After over a decade of leading sales enablement programs, I‘ve learned some practical truths about simplicity and selling, that despite common sense many companies still ignore as they chase a “silver bullet” solution that will improve sales effectiveness all by itself.
- A two-week pilot with real sales participants is the best and fastest way to prove a business case to a CFO.
- If a rep loves it and uses it – ROI goes up, training and set up costs go down.
- The more “sales driven” the program criteria are, the more successful a valid pilot and successful deployment. This means not allowing sales operations, management, or finance members of the purchasing team to over-bias your selection criteria towards cutting edge features and hard cost per user at the expense of the user experience and utility to salespeople. This can be an uphill battle. Most applications – and the recommendations of research analysts – are focused on the needs of these economic buyers instead of the customer facing employees who use them.

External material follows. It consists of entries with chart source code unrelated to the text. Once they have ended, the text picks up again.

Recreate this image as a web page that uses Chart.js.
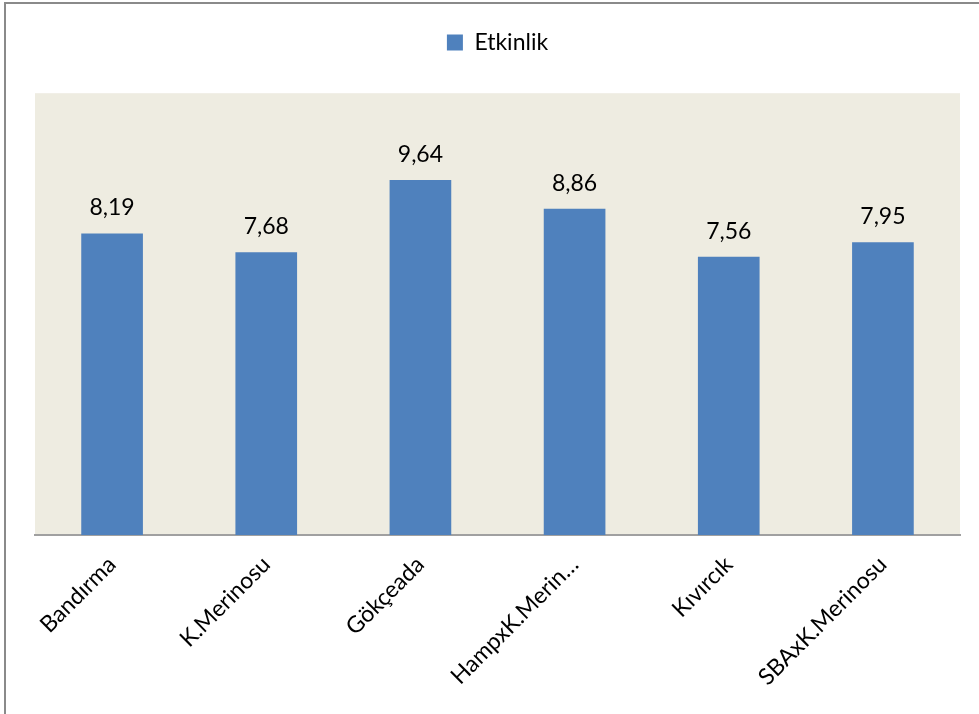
<!DOCTYPE html>
<html>
<head>
	<meta charset="UTF-8">
	<title>Etkinlik</title>
	<script src="https://cdn.jsdelivr.net/npm/chart.js@4.4.1/dist/chart.umd.min.js"></script>
	<style>
		html, body { margin: 0; padding: 0; background: #fff; }
		#wrap { position: relative; width: 979px; height: 714px; }
		#frame { position: absolute; left: 4px; top: 2px; right: 0; bottom: 0;
			border-top: 2px solid #8a8a8a; border-left: 2px solid #8a8a8a; pointer-events: none; }
	</style>
</head>
<body>
	<div id="wrap">
		<canvas id="chart_etkinlik" width="979" height="714"></canvas>
		<div id="frame"></div>
	</div>

	<script>
		var categories = ['Bandırma', 'K.Merinosu', 'Gökçeada', 'HampxK.Merin…', 'Kıvırcık', 'SBAxK.Merinosu'];
		var etkinlik = [8.19, 7.68, 9.64, 8.86, 7.56, 7.95];
		var seriesLabel = 'Etkinlik';

		var FONT = 'Lato, "Open Sans", sans-serif';

		// fond de la zona del gràfic
		var plotBackground = {
			id: 'plotBackground',
			beforeDraw: function(chart) {
				var a = chart.chartArea, ctx = chart.ctx;
				ctx.save();
				ctx.fillStyle = '#EEECE1';
				ctx.fillRect(a.left, a.top, a.right - a.left, a.bottom - a.top);
				ctx.restore();
			}
		};

		// valors sobre les barres
		var valueLabels = {
			id: 'valueLabels',
			afterDatasetsDraw: function(chart) {
				var ctx = chart.ctx;
				var meta = chart.getDatasetMeta(0);
				ctx.save();
				ctx.font = '23px ' + FONT;
				ctx.fillStyle = '#000';
				ctx.textAlign = 'center';
				ctx.textBaseline = 'bottom';
				meta.data.forEach(function(bar, i) {
					var txt = etkinlik[i].toFixed(2).replace('.', ',');
					ctx.fillText(txt, bar.x, bar.y - 14);
				});
				ctx.restore();
			}
		};

		var ctx = document.getElementById('chart_etkinlik').getContext('2d');
		var myChart = new Chart(ctx, {
			type: 'bar',
			data: {
				labels: categories,
				datasets: [{
					label: seriesLabel,
					data: etkinlik,
					backgroundColor: '#4F81BD',
					borderWidth: 0,
					barPercentage: 0.40,
					categoryPercentage: 1.0
				}]
			},
			options: {
				responsive: false,
				animation: false,
				layout: { padding: { left: 35, right: 19, top: 15, bottom: 0 } },
				plugins: {
					legend: {
						display: true,
						position: 'top',
						labels: {
							boxWidth: 16,
							boxHeight: 16,
							padding: 16,
							color: '#000',
							font: { family: FONT, size: 23 }
						}
					},
					// espai buit entre llegenda i gràfic
					subtitle: {
						display: true,
						text: '',
						weight: 500,
						font: { size: 1 },
						padding: { top: 0, bottom: 28 }
					},
					tooltip: { enabled: false }
				},
				scales: {
					x: {
						grid: { display: false },
						border: { display: true, color: '#A0A0A0', width: 2 },
						ticks: {
							color: '#000',
							font: { family: FONT, size: 23 },
							maxRotation: 45,
							minRotation: 45,
							padding: 8,
							autoSkip: false
						},
						afterFit: function(scale) { scale.height = 179; }
					},
					y: {
						display: false,
						min: 0,
						max: 12
					}
				}
			},
			plugins: [plotBackground, valueLabels]
		});
	</script>
</body>
</html>
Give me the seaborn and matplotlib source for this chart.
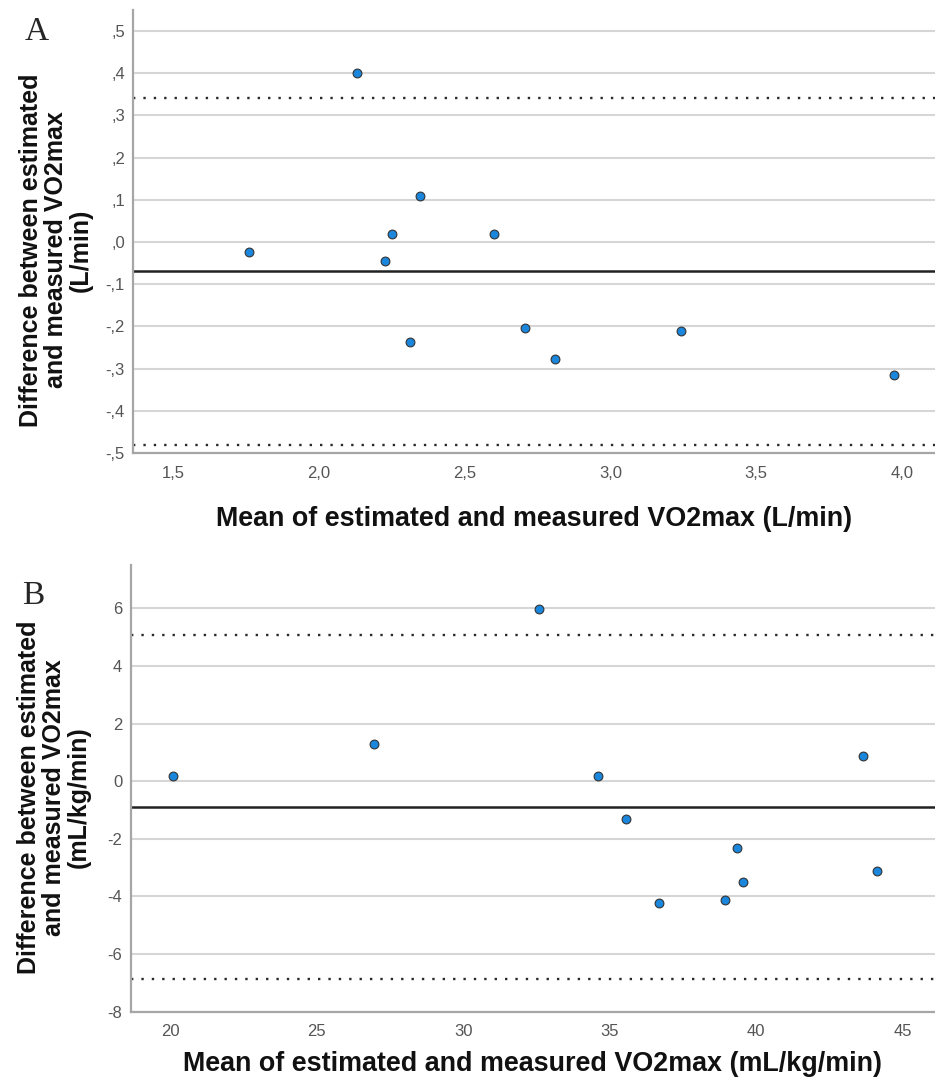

What is our recommendation?
1. Turn the equation on its head, focus on customer success (renewal, up-sell, etc.). Make the “Farmers” (Account Managers) the most cherished sales job in the company.
2. Start with the end in mind. Adoption begins from day 1, not an afterthought after you have already deployed the solution. Invest in change management.
3. Demonstrate a firm commitment from Leadership on the expectations of the program. A job requirement is to use the tools. Even if easy, adoption will be challenged by inertia, rep behavior is unlikely to change without management encouragement, which includes repercussions for not ‘getting on board’.
4. Lastly, be selective in your choices and involve salespeople in the evaluations. If reps love it (because it’s simple to use and brings value to their process) the smart reps will adopt and use to help them be more successful.